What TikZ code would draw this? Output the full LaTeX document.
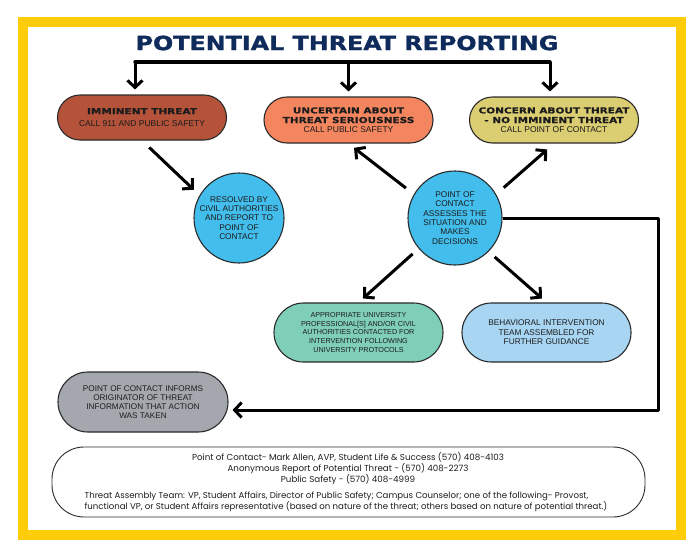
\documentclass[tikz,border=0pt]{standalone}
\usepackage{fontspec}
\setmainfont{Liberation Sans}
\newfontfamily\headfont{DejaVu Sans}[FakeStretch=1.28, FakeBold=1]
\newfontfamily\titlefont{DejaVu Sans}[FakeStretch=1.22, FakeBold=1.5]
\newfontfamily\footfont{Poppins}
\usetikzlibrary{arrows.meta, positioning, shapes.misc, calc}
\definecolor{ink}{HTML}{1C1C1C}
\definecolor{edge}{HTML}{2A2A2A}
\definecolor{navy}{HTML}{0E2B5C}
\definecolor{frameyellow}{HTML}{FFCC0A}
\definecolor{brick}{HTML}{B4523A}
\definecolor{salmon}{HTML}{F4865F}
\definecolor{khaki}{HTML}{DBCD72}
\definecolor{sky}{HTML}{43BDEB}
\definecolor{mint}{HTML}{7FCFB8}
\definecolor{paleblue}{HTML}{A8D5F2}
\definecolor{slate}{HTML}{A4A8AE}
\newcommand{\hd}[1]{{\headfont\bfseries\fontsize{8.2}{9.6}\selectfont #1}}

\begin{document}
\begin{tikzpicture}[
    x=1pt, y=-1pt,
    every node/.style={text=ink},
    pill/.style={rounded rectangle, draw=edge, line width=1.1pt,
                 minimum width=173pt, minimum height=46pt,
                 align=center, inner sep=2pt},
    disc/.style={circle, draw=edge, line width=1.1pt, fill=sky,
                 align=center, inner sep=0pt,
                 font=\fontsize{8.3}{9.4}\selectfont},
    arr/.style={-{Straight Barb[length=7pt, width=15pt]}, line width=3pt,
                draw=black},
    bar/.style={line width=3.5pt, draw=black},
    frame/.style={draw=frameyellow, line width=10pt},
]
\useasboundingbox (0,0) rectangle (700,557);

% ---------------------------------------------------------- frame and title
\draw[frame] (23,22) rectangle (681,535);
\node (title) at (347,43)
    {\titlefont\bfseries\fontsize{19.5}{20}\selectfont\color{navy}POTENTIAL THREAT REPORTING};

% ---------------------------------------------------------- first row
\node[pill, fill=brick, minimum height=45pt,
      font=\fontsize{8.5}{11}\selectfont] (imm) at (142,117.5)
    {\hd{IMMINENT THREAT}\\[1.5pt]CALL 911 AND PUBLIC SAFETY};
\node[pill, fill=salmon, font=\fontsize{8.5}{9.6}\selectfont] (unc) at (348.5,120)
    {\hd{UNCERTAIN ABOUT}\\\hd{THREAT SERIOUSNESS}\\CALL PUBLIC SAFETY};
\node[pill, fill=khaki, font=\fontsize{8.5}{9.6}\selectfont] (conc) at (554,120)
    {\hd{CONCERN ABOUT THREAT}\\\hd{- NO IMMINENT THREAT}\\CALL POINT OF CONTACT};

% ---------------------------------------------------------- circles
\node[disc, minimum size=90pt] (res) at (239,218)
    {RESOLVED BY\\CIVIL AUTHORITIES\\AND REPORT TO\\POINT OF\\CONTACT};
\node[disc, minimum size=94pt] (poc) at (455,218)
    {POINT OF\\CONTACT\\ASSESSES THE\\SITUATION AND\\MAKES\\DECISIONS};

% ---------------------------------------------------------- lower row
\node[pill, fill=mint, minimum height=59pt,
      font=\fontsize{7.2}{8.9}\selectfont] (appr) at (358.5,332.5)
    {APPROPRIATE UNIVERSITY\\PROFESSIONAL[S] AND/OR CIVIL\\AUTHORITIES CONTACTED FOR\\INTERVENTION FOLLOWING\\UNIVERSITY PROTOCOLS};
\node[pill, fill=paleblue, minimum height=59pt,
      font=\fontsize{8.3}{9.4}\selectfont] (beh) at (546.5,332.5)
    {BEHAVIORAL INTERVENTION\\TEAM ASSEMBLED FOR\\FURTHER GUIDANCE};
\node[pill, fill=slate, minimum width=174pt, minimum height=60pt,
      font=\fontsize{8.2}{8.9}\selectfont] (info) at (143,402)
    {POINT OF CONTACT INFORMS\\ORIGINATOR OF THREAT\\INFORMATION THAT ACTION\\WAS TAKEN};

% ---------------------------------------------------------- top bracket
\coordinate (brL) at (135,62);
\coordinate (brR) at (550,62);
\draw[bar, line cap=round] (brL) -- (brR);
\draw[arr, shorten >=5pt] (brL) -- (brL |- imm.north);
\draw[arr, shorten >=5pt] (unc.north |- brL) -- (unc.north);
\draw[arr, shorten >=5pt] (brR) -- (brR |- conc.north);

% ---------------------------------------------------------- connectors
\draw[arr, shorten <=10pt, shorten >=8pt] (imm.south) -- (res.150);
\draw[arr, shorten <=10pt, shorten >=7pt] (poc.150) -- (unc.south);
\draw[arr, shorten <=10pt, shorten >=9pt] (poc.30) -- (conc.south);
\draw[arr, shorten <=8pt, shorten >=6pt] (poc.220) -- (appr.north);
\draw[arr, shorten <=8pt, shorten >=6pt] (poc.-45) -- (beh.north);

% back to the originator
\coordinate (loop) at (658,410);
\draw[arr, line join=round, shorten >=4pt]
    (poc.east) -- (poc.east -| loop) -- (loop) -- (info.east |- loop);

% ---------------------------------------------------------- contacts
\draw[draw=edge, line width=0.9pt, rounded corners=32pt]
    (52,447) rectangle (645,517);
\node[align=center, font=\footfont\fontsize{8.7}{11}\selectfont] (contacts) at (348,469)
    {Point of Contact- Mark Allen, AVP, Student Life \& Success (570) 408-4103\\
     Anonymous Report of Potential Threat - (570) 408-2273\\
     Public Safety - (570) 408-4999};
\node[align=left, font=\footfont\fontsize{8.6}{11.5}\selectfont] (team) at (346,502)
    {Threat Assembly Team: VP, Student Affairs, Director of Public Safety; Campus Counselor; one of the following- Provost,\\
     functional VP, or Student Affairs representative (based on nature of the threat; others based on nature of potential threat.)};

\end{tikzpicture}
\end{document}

##############################

* [Aim]:
Return each line of the data, keeping its wording exact and omitting pictures.

* [Complete response]:
What TikZ code would draw this? Output the full LaTeX document.
\documentclass[tikz,border=0pt]{standalone}
\usepackage{fontspec}
\setmainfont{Liberation Sans}
\newfontfamily\headfont{DejaVu Sans}[FakeStretch=1.28, FakeBold=1]
\newfontfamily\titlefont{DejaVu Sans}[FakeStretch=1.22, FakeBold=1.5]
\newfontfamily\footfont{Poppins}
\usetikzlibrary{arrows.meta, positioning, shapes.misc, calc}
\definecolor{ink}{HTML}{1C1C1C}
\definecolor{edge}{HTML}{2A2A2A}
\definecolor{navy}{HTML}{0E2B5C}
\definecolor{frameyellow}{HTML}{FFCC0A}
\definecolor{brick}{HTML}{B4523A}
\definecolor{salmon}{HTML}{F4865F}
\definecolor{khaki}{HTML}{DBCD72}
\definecolor{sky}{HTML}{43BDEB}
\definecolor{mint}{HTML}{7FCFB8}
\definecolor{paleblue}{HTML}{A8D5F2}
\definecolor{slate}{HTML}{A4A8AE}
\newcommand{\hd}[1]{{\headfont\bfseries\fontsize{8.2}{9.6}\selectfont #1}}

\begin{document}
\begin{tikzpicture}[
    x=1pt, y=-1pt,
    every node/.style={text=ink},
    pill/.style={rounded rectangle, draw=edge, line width=1.1pt,
                 minimum width=173pt, minimum height=46pt,
                 align=center, inner sep=2pt},
    disc/.style={circle, draw=edge, line width=1.1pt, fill=sky,
                 align=center, inner sep=0pt,
                 font=\fontsize{8.3}{9.4}\selectfont},
    arr/.style={-{Straight Barb[length=7pt, width=15pt]}, line width=3pt,
                draw=black},
    bar/.style={line width=3.5pt, draw=black},
    frame/.style={draw=frameyellow, line width=10pt},
]
\useasboundingbox (0,0) rectangle (700,557);

% ---------------------------------------------------------- frame and title
\draw[frame] (23,22) rectangle (681,535);
\node (title) at (347,43)
    {\titlefont\bfseries\fontsize{19.5}{20}\selectfont\color{navy}POTENTIAL THREAT REPORTING};

% ---------------------------------------------------------- first row
\node[pill, fill=brick, minimum height=45pt,
      font=\fontsize{8.5}{11}\selectfont] (imm) at (142,117.5)
    {\hd{IMMINENT THREAT}\\[1.5pt]CALL 911 AND PUBLIC SAFETY};
\node[pill, fill=salmon, font=\fontsize{8.5}{9.6}\selectfont] (unc) at (348.5,120)
    {\hd{UNCERTAIN ABOUT}\\\hd{THREAT SERIOUSNESS}\\CALL PUBLIC SAFETY};
\node[pill, fill=khaki, font=\fontsize{8.5}{9.6}\selectfont] (conc) at (554,120)
    {\hd{CONCERN ABOUT THREAT}\\\hd{- NO IMMINENT THREAT}\\CALL POINT OF CONTACT};

% ---------------------------------------------------------- circles
\node[disc, minimum size=90pt] (res) at (239,218)
    {RESOLVED BY\\CIVIL AUTHORITIES\\AND REPORT TO\\POINT OF\\CONTACT};
\node[disc, minimum size=94pt] (poc) at (455,218)
    {POINT OF\\CONTACT\\ASSESSES THE\\SITUATION AND\\MAKES\\DECISIONS};

% ---------------------------------------------------------- lower row
\node[pill, fill=mint, minimum height=59pt,
      font=\fontsize{7.2}{8.9}\selectfont] (appr) at (358.5,332.5)
    {APPROPRIATE UNIVERSITY\\PROFESSIONAL[S] AND/OR CIVIL\\AUTHORITIES CONTACTED FOR\\INTERVENTION FOLLOWING\\UNIVERSITY PROTOCOLS};
\node[pill, fill=paleblue, minimum height=59pt,
      font=\fontsize{8.3}{9.4}\selectfont] (beh) at (546.5,332.5)
    {BEHAVIORAL INTERVENTION\\TEAM ASSEMBLED FOR\\FURTHER GUIDANCE};
\node[pill, fill=slate, minimum width=174pt, minimum height=60pt,
      font=\fontsize{8.2}{8.9}\selectfont] (info) at (143,402)
    {POINT OF CONTACT INFORMS\\ORIGINATOR OF THREAT\\INFORMATION THAT ACTION\\WAS TAKEN};

% ---------------------------------------------------------- top bracket
\coordinate (brL) at (135,62);
\coordinate (brR) at (550,62);
\draw[bar, line cap=round] (brL) -- (brR);
\draw[arr, shorten >=5pt] (brL) -- (brL |- imm.north);
\draw[arr, shorten >=5pt] (unc.north |- brL) -- (unc.north);
\draw[arr, shorten >=5pt] (brR) -- (brR |- conc.north);

% ---------------------------------------------------------- connectors
\draw[arr, shorten <=10pt, shorten >=8pt] (imm.south) -- (res.150);
\draw[arr, shorten <=10pt, shorten >=7pt] (poc.150) -- (unc.south);
\draw[arr, shorten <=10pt, shorten >=9pt] (poc.30) -- (conc.south);
\draw[arr, shorten <=8pt, shorten >=6pt] (poc.220) -- (appr.north);
\draw[arr, shorten <=8pt, shorten >=6pt] (poc.-45) -- (beh.north);

% back to the originator
\coordinate (loop) at (658,410);
\draw[arr, line join=round, shorten >=4pt]
    (poc.east) -- (poc.east -| loop) -- (loop) -- (info.east |- loop);

% ---------------------------------------------------------- contacts
\draw[draw=edge, line width=0.9pt, rounded corners=32pt]
    (52,447) rectangle (645,517);
\node[align=center, font=\footfont\fontsize{8.7}{11}\selectfont] (contacts) at (348,469)
    {Point of Contact- Mark Allen, AVP, Student Life \& Success (570) 408-4103\\
     Anonymous Report of Potential Threat - (570) 408-2273\\
     Public Safety - (570) 408-4999};
\node[align=left, font=\footfont\fontsize{8.6}{11.5}\selectfont] (team) at (346,502)
    {Threat Assembly Team: VP, Student Affairs, Director of Public Safety; Campus Counselor; one of the following- Provost,\\
     functional VP, or Student Affairs representative (based on nature of the threat; others based on nature of potential threat.)};

\end{tikzpicture}
\end{document}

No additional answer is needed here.